- Short exercise:
Retype every line from the start of the data down to and including the line with "fig = go.Figure()". Skip the pictures.

- Information shown:
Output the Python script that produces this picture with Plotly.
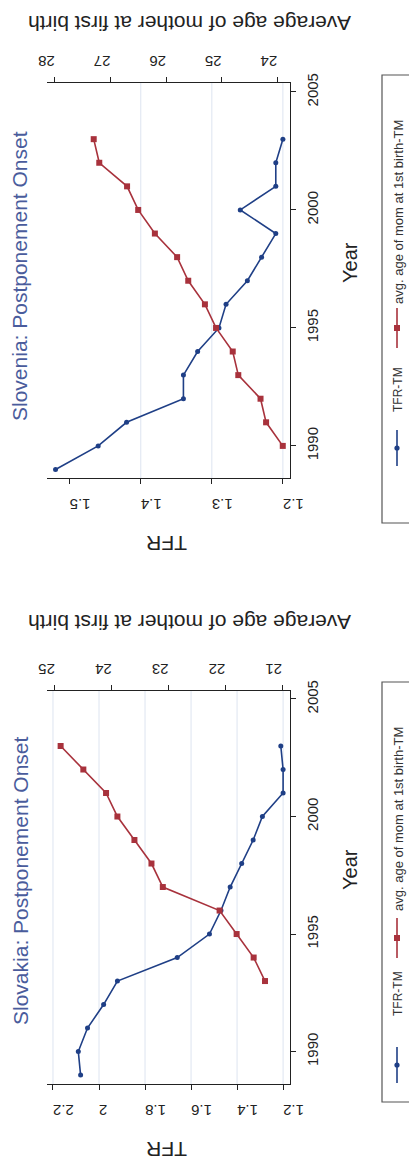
import plotly.graph_objects as go

# ---------------- data ----------------
si_tfr_years = [1989, 1990, 1991, 1992, 1993, 1994, 1995, 1996, 1997, 1998, 1999, 2000, 2001, 2002, 2003]
si_tfr = [1.52, 1.46, 1.42, 1.34, 1.34, 1.32, 1.29, 1.28, 1.25, 1.23, 1.21, 1.26, 1.21, 1.21, 1.20]
si_age_years = [1990, 1991, 1992, 1993, 1994, 1995, 1996, 1997, 1998, 1999, 2000, 2001, 2002, 2003]
si_age = [23.9, 24.2, 24.3, 24.7, 24.8, 25.1, 25.3, 25.6, 25.8, 26.2, 26.5, 26.7, 27.2, 27.3]

sk_tfr_years = [1989, 1990, 1991, 1992, 1993, 1994, 1995, 1996, 1997, 1998, 1999, 2000, 2001, 2002, 2003]
sk_tfr = [2.08, 2.09, 2.05, 1.98, 1.92, 1.66, 1.52, 1.47, 1.43, 1.38, 1.33, 1.29, 1.20, 1.20, 1.21]
sk_age_years = [1993, 1994, 1995, 1996, 1997, 1998, 1999, 2000, 2001, 2002, 2003]
sk_age = [21.3, 21.5, 21.8, 22.1, 23.1, 23.3, 23.6, 23.9, 24.1, 24.5, 24.9]

year_ticks = [1990, 1995, 2000, 2005]
si_tfr_ticks = [1.2, 1.3, 1.4, 1.5]
si_tfr_labels = ["1.2", "1.3", "1.4", "1.5"]
si_tfr_grid = [1.2, 1.3, 1.4]
si_age_ticks = [24, 25, 26, 27, 28]
sk_tfr_ticks = [1.2, 1.4, 1.6, 1.8, 2.0, 2.2]
sk_tfr_labels = ["1.2", "1.4", "1.6", "1.8", "2", "2.2"]
sk_age_ticks = [21, 22, 23, 24, 25]

titles = ["Slovenia: Postponement Onset", "Slovakia: Postponement Onset"]
tfr_name = "TFR-TM"
age_name = "avg. age of mom at 1st birth-TM"
tfr_title = "TFR"
age_title = "Average age of mother at first birth"
year_title = "Year"

# ---------------- style ----------------
W, H = 409, 1162
BLUE = "#1f3f86"
RED = "#a8323c"
TITLE_C = "#4a5c9c"
GRID_C = "#dde4f0"
FONT = "Liberation Sans, Arial, sans-serif"


def px(x):
    return x / W


def py(y):
    return 1 - y / H


fig = go.Figure()

panels = [
    dict(top=83, bottom=478, tfr_range=[1.532, 1.19], age_range=[28.14, 23.77],
         yr_range=[1988.64, 2005.38], tfr_ticks=si_tfr_ticks, tfr_labels=si_tfr_labels,
         grid=si_tfr_grid, age_ticks=si_age_ticks,
         tfr_x=si_tfr_years, tfr_v=si_tfr, age_x=si_age_years, age_v=si_age,
         title_y=276, age_title_y=23, tfr_title_y=543, year_title_y=263,
         leg=(75, 523), blue_key=448, tfr_text=390, red_key=328, age_text=306),
    dict(top=691, bottom=1084, tfr_range=[2.226, 1.17], age_range=[25.14, 20.86],
         yr_range=[1988.62, 2005.34], tfr_ticks=sk_tfr_ticks, tfr_labels=sk_tfr_labels,
         grid=sk_tfr_ticks, age_ticks=sk_age_ticks,
         tfr_x=sk_tfr_years, tfr_v=sk_tfr, age_x=sk_age_years, age_v=sk_age,
         title_y=881, age_title_y=623, tfr_title_y=1150, year_title_y=870,
         leg=(682, 1102), blue_key=1065, tfr_text=994, red_key=938, age_text=913),
]

L, R = 47, 290
annotations = []
shapes = []
axis_common = dict(showline=True, linecolor="#222", linewidth=1, ticks="outside",
                   ticklen=5, tickcolor="#222", showgrid=False, zeroline=False,
                   automargin=False,
                   tickfont=dict(family=FONT, size=15, color="#222"), fixedrange=True)


def ann(text, x, y, angle, size, color, xanchor="center", yanchor="middle"):
    return dict(text=text, textangle=angle, x=px(x), y=py(y), xref="paper", yref="paper",
                showarrow=False, xanchor=xanchor, yanchor=yanchor,
                font=dict(family=FONT, size=size, color=color))


for i, p in enumerate(panels):
    xa = "x" if i == 0 else "x3"
    xb = "x2" if i == 0 else "x4"
    ya = "y" if i == 0 else "y2"
    xa_key = "xaxis" if i == 0 else "xaxis3"
    xb_key = "xaxis2" if i == 0 else "xaxis4"
    ya_key = "yaxis" if i == 0 else "yaxis2"

    fig.add_trace(go.Scatter(x=p["tfr_v"], y=p["tfr_x"], xaxis=xa, yaxis=ya, mode="lines+markers",
                             line=dict(color=BLUE, width=1.6),
                             marker=dict(symbol="circle", size=5, color=BLUE),
                             name=tfr_name, showlegend=False))
    fig.add_trace(go.Scatter(x=p["age_v"], y=p["age_x"], xaxis=xb, yaxis=ya, mode="lines+markers",
                             line=dict(color=RED, width=1.6),
                             marker=dict(symbol="square", size=6, color=RED),
                             name=age_name, showlegend=False))

    dom_y = [py(p["bottom"]), py(p["top"])]
    fig.update_layout({
        xa_key: dict(axis_common, domain=[px(L), px(R)], anchor=ya, side="bottom",
                     range=p["tfr_range"], tickvals=p["tfr_ticks"], ticktext=p["tfr_labels"],
                     tickangle=180, ticklabelstandoff=12),
        xb_key: dict(axis_common, domain=[px(L), px(R)], anchor=ya, side="top",
                     overlaying=xa, range=p["age_range"], tickvals=p["age_ticks"],
                     ticktext=[str(v) for v in p["age_ticks"]], tickangle=180),
        ya_key: dict(axis_common, domain=dom_y, anchor=xa, side="right",
                     range=p["yr_range"], tickvals=year_ticks,
                     ticktext=[str(v) for v in year_ticks], tickangle=-90,
                     ticklabelstandoff=4),
    })

    for g in p["grid"]:
        shapes.append(dict(type="line", xref=xa, yref=ya + " domain", x0=g, x1=g, y0=0, y1=1,
                           line=dict(color=GRID_C, width=1), layer="below"))

    annotations.append(ann(titles[i], 20, p["title_y"], -90, 21, TITLE_C))
    annotations.append(ann(age_title, 190, p["age_title_y"], 180, 21, "#222"))
    annotations.append(ann(tfr_title, 167, p["tfr_title_y"], 180, 21, "#222"))
    annotations.append(ann(year_title, 350, p["year_title_y"], -90, 20, "#222"))

    # legend box
    lt, lb = p["leg"]
    shapes.append(dict(type="rect", xref="paper", yref="paper", x0=px(382), x1=px(415),
                       y0=py(lb), y1=py(lt), line=dict(color="#555", width=1.2),
                       fillcolor="white", layer="below"))
    kx = 397
    bk = p["blue_key"]
    shapes.append(dict(type="line", xref="paper", yref="paper", x0=px(kx), x1=px(kx),
                       y0=py(bk + 18), y1=py(bk - 18), line=dict(color=BLUE, width=1.6)))
    shapes.append(dict(type="circle", xref="paper", yref="paper", x0=px(kx - 2.6), x1=px(kx + 2.6),
                       y0=py(bk + 2.6), y1=py(bk - 2.6), line=dict(color=BLUE, width=0),
                       fillcolor=BLUE))
    rk = p["red_key"]
    shapes.append(dict(type="line", xref="paper", yref="paper", x0=px(kx), x1=px(kx),
                       y0=py(rk + 20), y1=py(rk - 20), line=dict(color=RED, width=1.6)))
    shapes.append(dict(type="rect", xref="paper", yref="paper", x0=px(kx - 3), x1=px(kx + 3),
                       y0=py(rk + 3), y1=py(rk - 3), line=dict(color=RED, width=0),
                       fillcolor=RED))
    annotations.append(ann(tfr_name, 398, p["tfr_text"], -90, 12, "#333"))
    annotations.append(ann(age_name, 398, p["age_text"], -90, 13, "#333", yanchor="bottom"))

fig.update_layout(width=W, height=H, margin=dict(l=0, r=0, t=0, b=0, autoexpand=False),
                  paper_bgcolor="white", plot_bgcolor="white",
                  showlegend=False, annotations=annotations, shapes=shapes,
                  font=dict(family=FONT))

fig.write_html("out.html", config={"displayModeBar": False},
               post_script="document.body.style.margin='0';document.body.style.overflow='hidden';")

- Completed task:
Output the Python script that produces this picture with Plotly.
import plotly.graph_objects as go

# ---------------- data ----------------
si_tfr_years = [1989, 1990, 1991, 1992, 1993, 1994, 1995, 1996, 1997, 1998, 1999, 2000, 2001, 2002, 2003]
si_tfr = [1.52, 1.46, 1.42, 1.34, 1.34, 1.32, 1.29, 1.28, 1.25, 1.23, 1.21, 1.26, 1.21, 1.21, 1.20]
si_age_years = [1990, 1991, 1992, 1993, 1994, 1995, 1996, 1997, 1998, 1999, 2000, 2001, 2002, 2003]
si_age = [23.9, 24.2, 24.3, 24.7, 24.8, 25.1, 25.3, 25.6, 25.8, 26.2, 26.5, 26.7, 27.2, 27.3]

sk_tfr_years = [1989, 1990, 1991, 1992, 1993, 1994, 1995, 1996, 1997, 1998, 1999, 2000, 2001, 2002, 2003]
sk_tfr = [2.08, 2.09, 2.05, 1.98, 1.92, 1.66, 1.52, 1.47, 1.43, 1.38, 1.33, 1.29, 1.20, 1.20, 1.21]
sk_age_years = [1993, 1994, 1995, 1996, 1997, 1998, 1999, 2000, 2001, 2002, 2003]
sk_age = [21.3, 21.5, 21.8, 22.1, 23.1, 23.3, 23.6, 23.9, 24.1, 24.5, 24.9]

year_ticks = [1990, 1995, 2000, 2005]
si_tfr_ticks = [1.2, 1.3, 1.4, 1.5]
si_tfr_labels = ["1.2", "1.3", "1.4", "1.5"]
si_tfr_grid = [1.2, 1.3, 1.4]
si_age_ticks = [24, 25, 26, 27, 28]
sk_tfr_ticks = [1.2, 1.4, 1.6, 1.8, 2.0, 2.2]
sk_tfr_labels = ["1.2", "1.4", "1.6", "1.8", "2", "2.2"]
sk_age_ticks = [21, 22, 23, 24, 25]

titles = ["Slovenia: Postponement Onset", "Slovakia: Postponement Onset"]
tfr_name = "TFR-TM"
age_name = "avg. age of mom at 1st birth-TM"
tfr_title = "TFR"
age_title = "Average age of mother at first birth"
year_title = "Year"

# ---------------- style ----------------
W, H = 409, 1162
BLUE = "#1f3f86"
RED = "#a8323c"
TITLE_C = "#4a5c9c"
GRID_C = "#dde4f0"
FONT = "Liberation Sans, Arial, sans-serif"


def px(x):
    return x / W


def py(y):
    return 1 - y / H


fig = go.Figure()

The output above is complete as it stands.